* **WHAT TO WORK ON**
Lines with "Clone this chart" and "const data = xs.map((x, i)" mark the range, both included. Reproduce exactly that stretch, without pictures.

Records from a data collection
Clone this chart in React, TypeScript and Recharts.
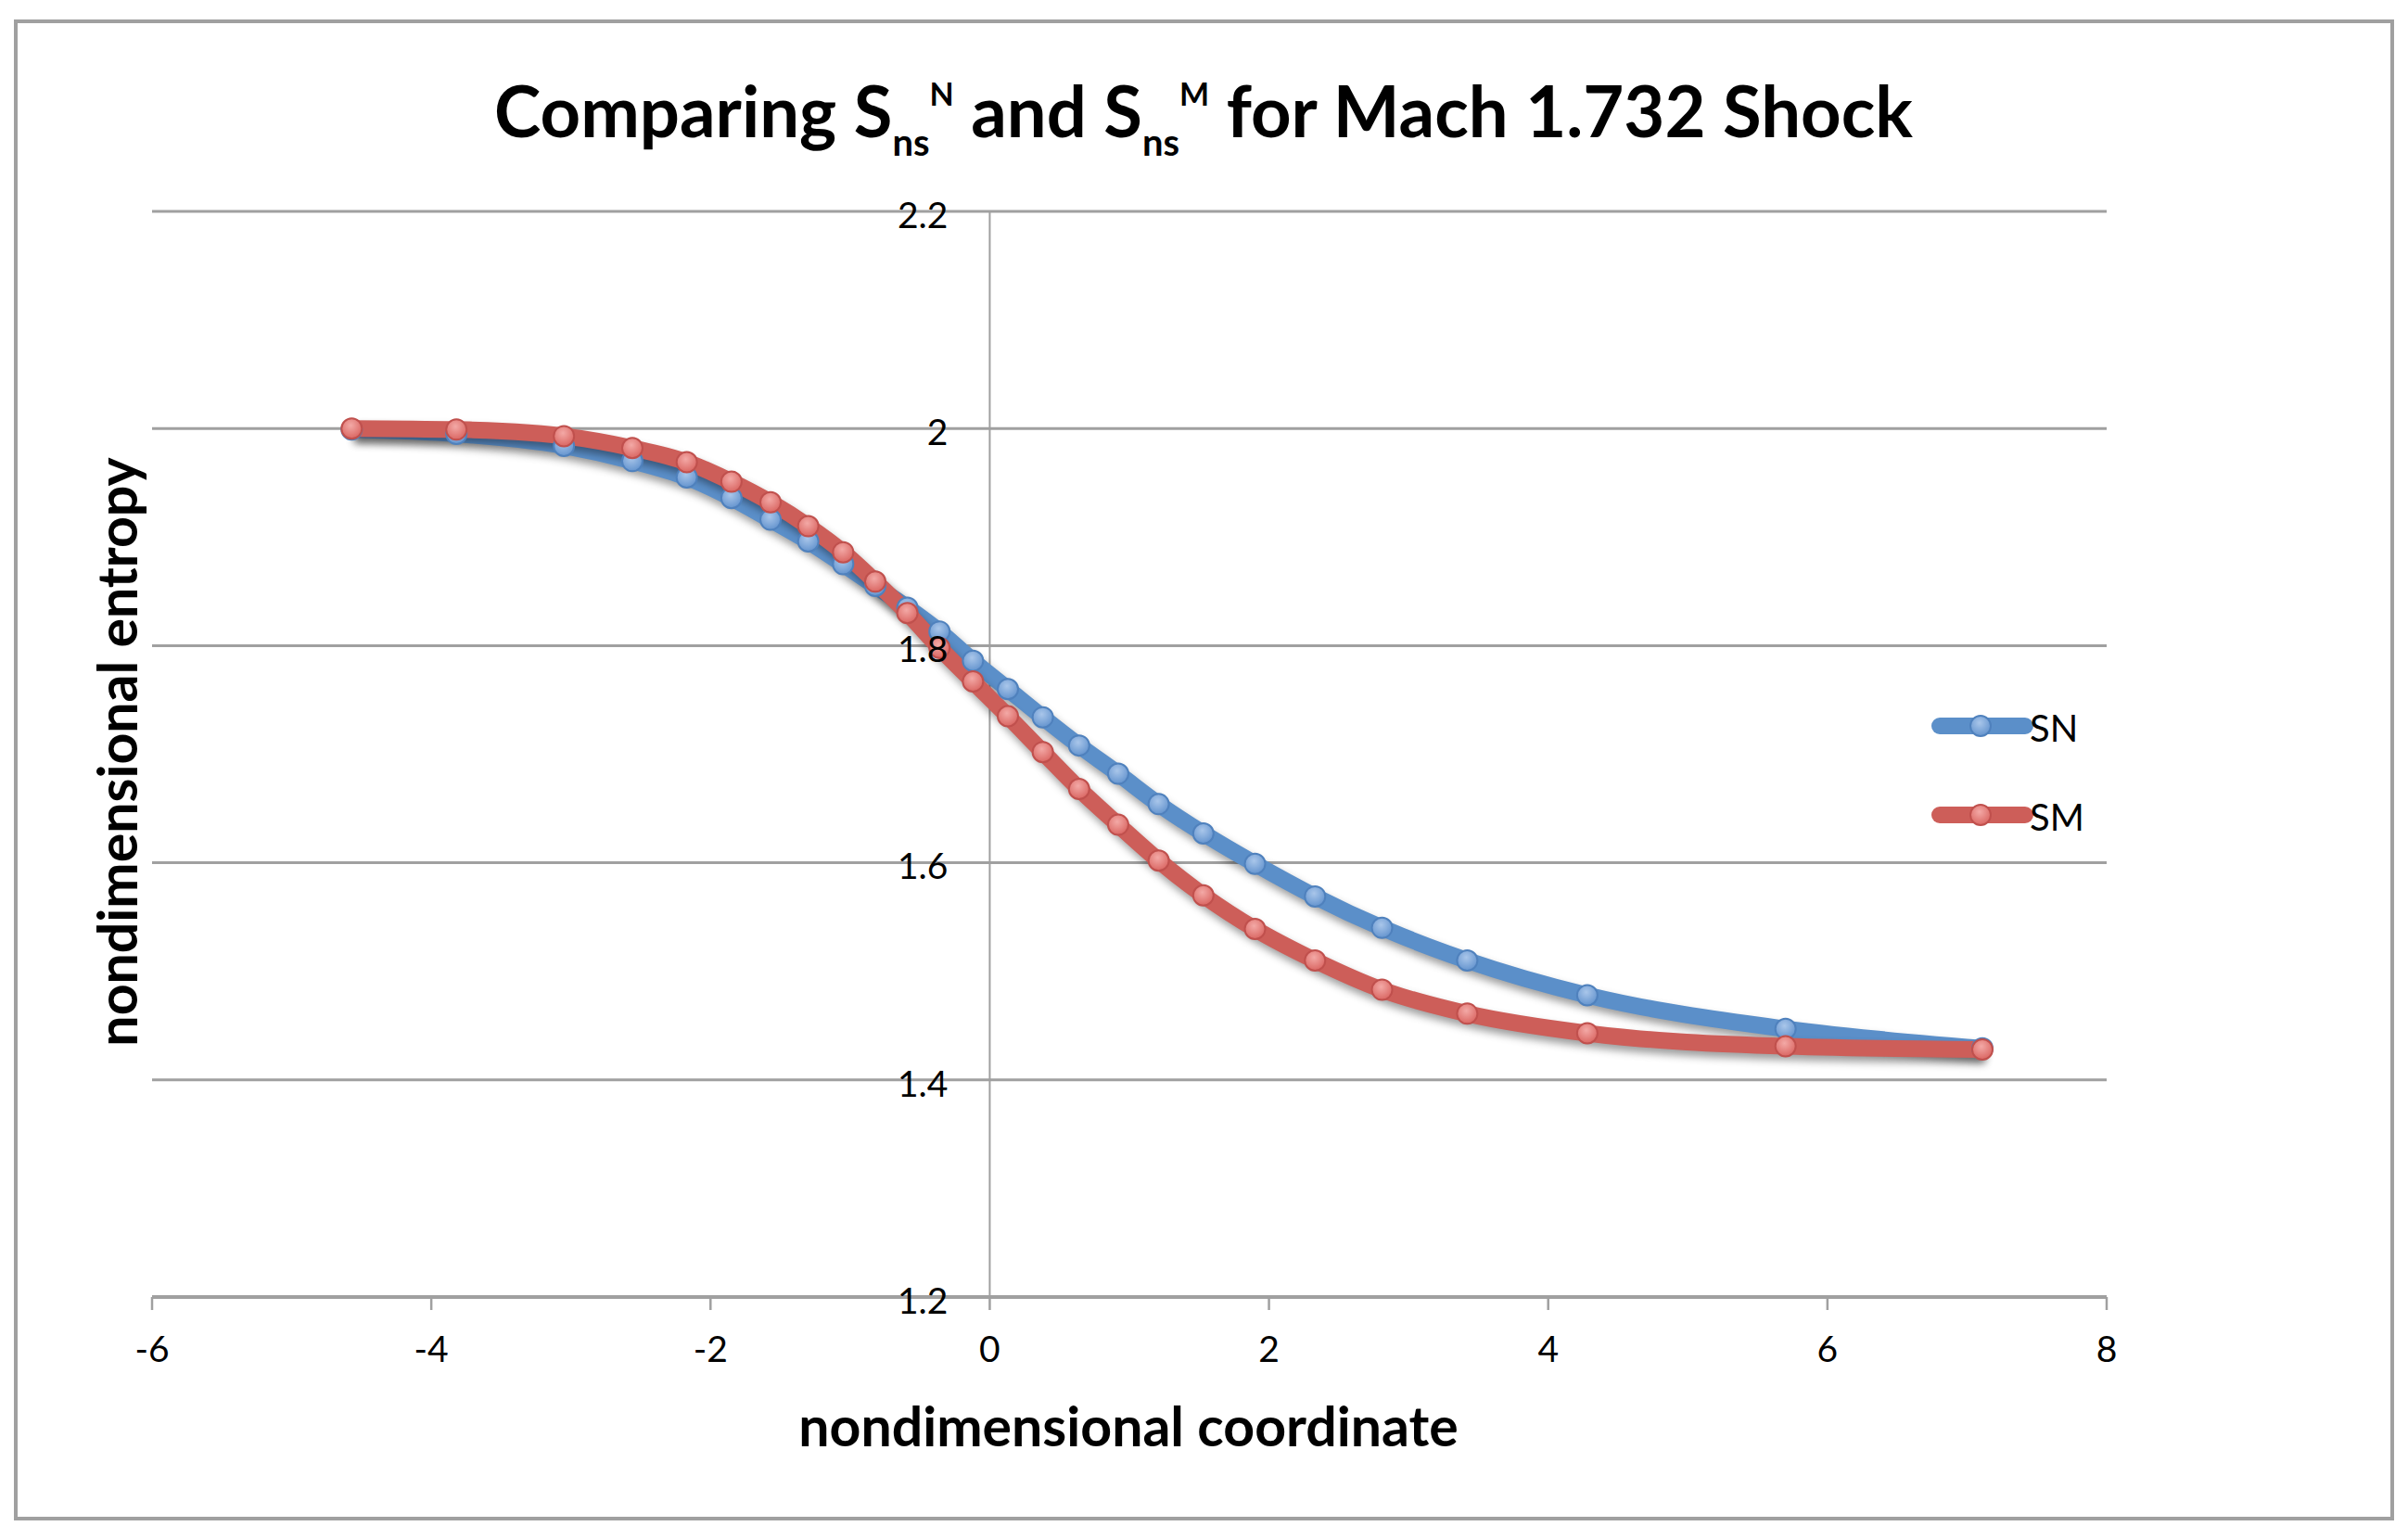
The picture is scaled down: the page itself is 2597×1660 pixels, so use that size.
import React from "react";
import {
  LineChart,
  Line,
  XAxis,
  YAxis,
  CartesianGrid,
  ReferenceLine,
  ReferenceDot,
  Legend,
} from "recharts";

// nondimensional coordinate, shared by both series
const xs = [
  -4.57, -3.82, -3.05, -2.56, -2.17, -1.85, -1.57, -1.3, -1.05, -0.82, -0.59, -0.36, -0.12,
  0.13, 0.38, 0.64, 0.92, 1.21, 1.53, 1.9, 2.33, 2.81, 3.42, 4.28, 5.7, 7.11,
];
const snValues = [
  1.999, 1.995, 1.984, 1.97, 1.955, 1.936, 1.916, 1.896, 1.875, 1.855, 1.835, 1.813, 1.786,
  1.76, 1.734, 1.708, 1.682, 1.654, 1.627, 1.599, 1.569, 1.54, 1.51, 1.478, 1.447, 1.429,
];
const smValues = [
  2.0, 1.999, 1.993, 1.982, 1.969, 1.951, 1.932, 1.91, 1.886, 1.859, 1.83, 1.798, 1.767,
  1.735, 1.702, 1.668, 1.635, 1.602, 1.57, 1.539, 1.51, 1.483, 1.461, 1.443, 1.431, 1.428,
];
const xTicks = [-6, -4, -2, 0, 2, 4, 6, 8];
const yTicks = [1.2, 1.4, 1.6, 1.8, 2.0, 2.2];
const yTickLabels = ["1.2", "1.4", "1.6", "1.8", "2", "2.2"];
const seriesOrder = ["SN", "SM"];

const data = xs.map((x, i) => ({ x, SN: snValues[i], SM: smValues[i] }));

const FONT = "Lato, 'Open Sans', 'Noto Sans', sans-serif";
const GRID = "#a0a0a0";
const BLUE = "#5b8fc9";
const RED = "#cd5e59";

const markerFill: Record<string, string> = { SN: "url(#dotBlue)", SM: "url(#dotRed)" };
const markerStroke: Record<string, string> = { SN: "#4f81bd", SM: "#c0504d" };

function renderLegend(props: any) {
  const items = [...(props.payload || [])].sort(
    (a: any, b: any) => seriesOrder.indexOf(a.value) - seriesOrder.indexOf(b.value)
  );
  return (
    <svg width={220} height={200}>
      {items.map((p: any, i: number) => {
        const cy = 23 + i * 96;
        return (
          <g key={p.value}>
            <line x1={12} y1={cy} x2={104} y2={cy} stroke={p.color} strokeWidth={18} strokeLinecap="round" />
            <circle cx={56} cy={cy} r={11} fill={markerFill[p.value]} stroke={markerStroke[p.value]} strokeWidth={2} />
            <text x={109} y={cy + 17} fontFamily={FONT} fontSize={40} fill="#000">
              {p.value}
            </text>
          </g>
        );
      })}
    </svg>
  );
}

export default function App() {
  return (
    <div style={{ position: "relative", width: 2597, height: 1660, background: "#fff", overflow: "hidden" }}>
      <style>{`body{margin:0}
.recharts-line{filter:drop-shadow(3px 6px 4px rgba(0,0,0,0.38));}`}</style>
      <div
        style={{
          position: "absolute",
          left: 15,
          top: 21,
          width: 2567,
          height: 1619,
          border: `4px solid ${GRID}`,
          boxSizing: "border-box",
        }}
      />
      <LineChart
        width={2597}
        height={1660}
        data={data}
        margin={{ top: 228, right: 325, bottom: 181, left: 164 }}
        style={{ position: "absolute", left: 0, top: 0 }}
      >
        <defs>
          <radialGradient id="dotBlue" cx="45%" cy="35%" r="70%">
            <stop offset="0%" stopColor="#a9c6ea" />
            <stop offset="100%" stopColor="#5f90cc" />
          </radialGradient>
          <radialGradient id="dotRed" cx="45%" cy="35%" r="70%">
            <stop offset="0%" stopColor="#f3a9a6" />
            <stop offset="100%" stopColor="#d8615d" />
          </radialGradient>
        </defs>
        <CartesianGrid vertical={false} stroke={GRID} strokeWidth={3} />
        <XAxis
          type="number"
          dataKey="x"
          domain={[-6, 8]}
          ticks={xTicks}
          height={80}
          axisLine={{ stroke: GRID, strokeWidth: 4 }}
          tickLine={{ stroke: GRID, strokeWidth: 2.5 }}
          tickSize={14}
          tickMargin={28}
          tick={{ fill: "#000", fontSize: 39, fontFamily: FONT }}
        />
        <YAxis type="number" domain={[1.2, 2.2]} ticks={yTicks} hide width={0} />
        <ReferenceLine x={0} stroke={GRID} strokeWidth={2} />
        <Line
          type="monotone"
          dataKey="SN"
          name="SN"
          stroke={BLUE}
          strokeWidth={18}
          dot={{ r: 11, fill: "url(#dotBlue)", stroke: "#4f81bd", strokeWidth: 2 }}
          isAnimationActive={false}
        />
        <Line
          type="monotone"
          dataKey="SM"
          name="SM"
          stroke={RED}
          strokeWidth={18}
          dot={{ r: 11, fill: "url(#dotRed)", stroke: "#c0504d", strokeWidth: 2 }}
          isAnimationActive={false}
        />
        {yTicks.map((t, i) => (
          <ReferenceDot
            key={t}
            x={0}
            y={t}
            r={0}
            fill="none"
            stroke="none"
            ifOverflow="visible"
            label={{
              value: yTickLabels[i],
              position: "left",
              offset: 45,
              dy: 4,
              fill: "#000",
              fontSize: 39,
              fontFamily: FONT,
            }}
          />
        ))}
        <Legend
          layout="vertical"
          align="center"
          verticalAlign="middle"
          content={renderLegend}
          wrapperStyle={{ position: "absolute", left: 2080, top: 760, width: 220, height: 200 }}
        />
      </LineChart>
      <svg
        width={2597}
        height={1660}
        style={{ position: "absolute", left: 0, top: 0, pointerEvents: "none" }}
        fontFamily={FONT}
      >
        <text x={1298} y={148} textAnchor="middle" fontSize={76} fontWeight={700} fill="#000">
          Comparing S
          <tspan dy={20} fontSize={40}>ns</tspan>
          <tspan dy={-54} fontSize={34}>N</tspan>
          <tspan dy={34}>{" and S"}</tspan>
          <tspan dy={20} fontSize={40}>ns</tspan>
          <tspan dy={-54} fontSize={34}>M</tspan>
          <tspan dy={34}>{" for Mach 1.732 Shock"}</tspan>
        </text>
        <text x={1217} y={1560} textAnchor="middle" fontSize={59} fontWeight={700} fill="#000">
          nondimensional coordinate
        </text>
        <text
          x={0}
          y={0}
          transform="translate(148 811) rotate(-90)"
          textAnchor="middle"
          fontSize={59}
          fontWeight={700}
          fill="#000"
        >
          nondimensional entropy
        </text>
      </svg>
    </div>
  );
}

* * *

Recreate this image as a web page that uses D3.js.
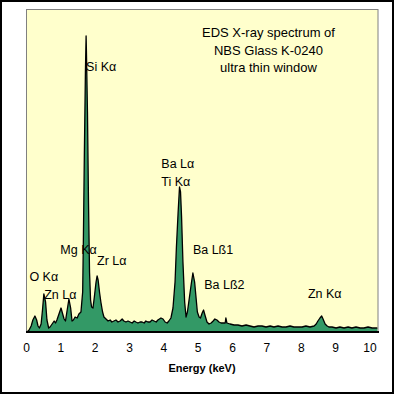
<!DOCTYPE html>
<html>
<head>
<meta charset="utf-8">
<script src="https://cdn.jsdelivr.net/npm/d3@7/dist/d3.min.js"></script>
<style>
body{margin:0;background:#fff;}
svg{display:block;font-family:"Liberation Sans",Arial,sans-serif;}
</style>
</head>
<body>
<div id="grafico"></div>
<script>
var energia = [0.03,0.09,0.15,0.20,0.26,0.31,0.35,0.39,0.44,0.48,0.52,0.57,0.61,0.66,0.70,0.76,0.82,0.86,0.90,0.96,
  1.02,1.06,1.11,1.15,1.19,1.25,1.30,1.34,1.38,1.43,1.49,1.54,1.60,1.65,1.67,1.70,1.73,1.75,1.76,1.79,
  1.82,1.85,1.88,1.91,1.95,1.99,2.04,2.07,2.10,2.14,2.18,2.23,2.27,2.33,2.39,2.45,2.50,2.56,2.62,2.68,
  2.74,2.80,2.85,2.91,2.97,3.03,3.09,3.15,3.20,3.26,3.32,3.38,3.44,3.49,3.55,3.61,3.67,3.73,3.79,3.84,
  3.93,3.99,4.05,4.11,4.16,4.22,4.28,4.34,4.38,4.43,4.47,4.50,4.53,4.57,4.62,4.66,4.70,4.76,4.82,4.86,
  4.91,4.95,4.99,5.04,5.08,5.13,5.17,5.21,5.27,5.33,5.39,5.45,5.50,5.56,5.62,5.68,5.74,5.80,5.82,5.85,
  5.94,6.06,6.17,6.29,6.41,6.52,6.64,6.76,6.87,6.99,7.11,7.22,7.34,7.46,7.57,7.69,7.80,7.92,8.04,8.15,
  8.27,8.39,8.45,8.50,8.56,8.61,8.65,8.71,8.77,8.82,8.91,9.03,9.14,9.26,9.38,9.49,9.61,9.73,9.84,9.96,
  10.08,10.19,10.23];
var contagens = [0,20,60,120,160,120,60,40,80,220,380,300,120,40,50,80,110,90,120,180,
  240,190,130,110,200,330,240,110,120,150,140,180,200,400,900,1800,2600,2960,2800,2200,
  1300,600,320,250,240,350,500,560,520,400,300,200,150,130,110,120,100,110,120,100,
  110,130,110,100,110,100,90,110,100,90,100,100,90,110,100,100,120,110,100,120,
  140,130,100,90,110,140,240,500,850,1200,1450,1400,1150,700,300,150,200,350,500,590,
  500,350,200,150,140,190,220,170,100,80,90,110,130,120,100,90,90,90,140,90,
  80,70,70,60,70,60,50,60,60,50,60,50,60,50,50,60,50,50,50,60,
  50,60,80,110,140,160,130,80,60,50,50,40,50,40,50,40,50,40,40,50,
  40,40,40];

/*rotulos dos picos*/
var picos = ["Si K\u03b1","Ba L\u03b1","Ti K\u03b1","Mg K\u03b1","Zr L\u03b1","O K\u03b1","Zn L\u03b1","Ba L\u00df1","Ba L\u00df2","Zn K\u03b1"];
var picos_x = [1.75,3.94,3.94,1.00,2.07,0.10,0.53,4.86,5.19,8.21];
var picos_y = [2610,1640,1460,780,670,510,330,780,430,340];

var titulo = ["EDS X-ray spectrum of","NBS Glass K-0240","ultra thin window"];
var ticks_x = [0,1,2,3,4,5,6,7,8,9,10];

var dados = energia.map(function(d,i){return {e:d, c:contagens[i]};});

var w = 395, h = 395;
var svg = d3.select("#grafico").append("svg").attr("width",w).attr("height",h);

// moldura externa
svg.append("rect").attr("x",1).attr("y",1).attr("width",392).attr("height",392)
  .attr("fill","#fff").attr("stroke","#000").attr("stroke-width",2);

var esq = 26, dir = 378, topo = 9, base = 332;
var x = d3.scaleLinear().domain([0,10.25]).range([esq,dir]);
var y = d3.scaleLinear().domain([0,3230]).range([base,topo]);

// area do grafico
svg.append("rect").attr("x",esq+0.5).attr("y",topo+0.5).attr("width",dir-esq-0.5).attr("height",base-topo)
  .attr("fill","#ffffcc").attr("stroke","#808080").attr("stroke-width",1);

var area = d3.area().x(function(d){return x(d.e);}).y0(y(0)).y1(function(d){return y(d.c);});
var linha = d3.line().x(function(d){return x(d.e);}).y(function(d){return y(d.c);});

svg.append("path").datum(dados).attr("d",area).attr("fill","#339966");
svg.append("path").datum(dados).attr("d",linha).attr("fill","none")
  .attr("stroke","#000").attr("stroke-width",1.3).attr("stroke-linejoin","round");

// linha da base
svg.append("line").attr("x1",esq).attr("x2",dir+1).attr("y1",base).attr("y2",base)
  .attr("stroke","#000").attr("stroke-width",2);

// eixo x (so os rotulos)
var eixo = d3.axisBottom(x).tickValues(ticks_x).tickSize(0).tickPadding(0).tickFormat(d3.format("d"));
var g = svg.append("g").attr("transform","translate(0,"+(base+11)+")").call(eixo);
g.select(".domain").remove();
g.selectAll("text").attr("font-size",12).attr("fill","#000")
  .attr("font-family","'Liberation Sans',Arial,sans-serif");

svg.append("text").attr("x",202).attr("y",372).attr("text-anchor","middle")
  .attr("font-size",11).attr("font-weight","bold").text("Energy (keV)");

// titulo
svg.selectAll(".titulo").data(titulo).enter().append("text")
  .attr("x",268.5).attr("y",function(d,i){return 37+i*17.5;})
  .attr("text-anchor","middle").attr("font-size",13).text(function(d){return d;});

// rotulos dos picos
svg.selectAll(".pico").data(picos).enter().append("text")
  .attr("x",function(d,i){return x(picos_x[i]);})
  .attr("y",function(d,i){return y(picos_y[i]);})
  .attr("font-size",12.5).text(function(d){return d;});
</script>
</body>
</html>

* **ANSWER TO THIS EXERCISE**
Clone this chart in React, TypeScript and Recharts.
The picture is scaled down: the page itself is 2597×1660 pixels, so use that size.
import React from "react";
import {
  LineChart,
  Line,
  XAxis,
  YAxis,
  CartesianGrid,
  ReferenceLine,
  ReferenceDot,
  Legend,
} from "recharts";

// nondimensional coordinate, shared by both series
const xs = [
  -4.57, -3.82, -3.05, -2.56, -2.17, -1.85, -1.57, -1.3, -1.05, -0.82, -0.59, -0.36, -0.12,
  0.13, 0.38, 0.64, 0.92, 1.21, 1.53, 1.9, 2.33, 2.81, 3.42, 4.28, 5.7, 7.11,
];
const snValues = [
  1.999, 1.995, 1.984, 1.97, 1.955, 1.936, 1.916, 1.896, 1.875, 1.855, 1.835, 1.813, 1.786,
  1.76, 1.734, 1.708, 1.682, 1.654, 1.627, 1.599, 1.569, 1.54, 1.51, 1.478, 1.447, 1.429,
];
const smValues = [
  2.0, 1.999, 1.993, 1.982, 1.969, 1.951, 1.932, 1.91, 1.886, 1.859, 1.83, 1.798, 1.767,
  1.735, 1.702, 1.668, 1.635, 1.602, 1.57, 1.539, 1.51, 1.483, 1.461, 1.443, 1.431, 1.428,
];
const xTicks = [-6, -4, -2, 0, 2, 4, 6, 8];
const yTicks = [1.2, 1.4, 1.6, 1.8, 2.0, 2.2];
const yTickLabels = ["1.2", "1.4", "1.6", "1.8", "2", "2.2"];
const seriesOrder = ["SN", "SM"];

const data = xs.map((x, i) => ({ x, SN: snValues[i], SM: smValues[i] }));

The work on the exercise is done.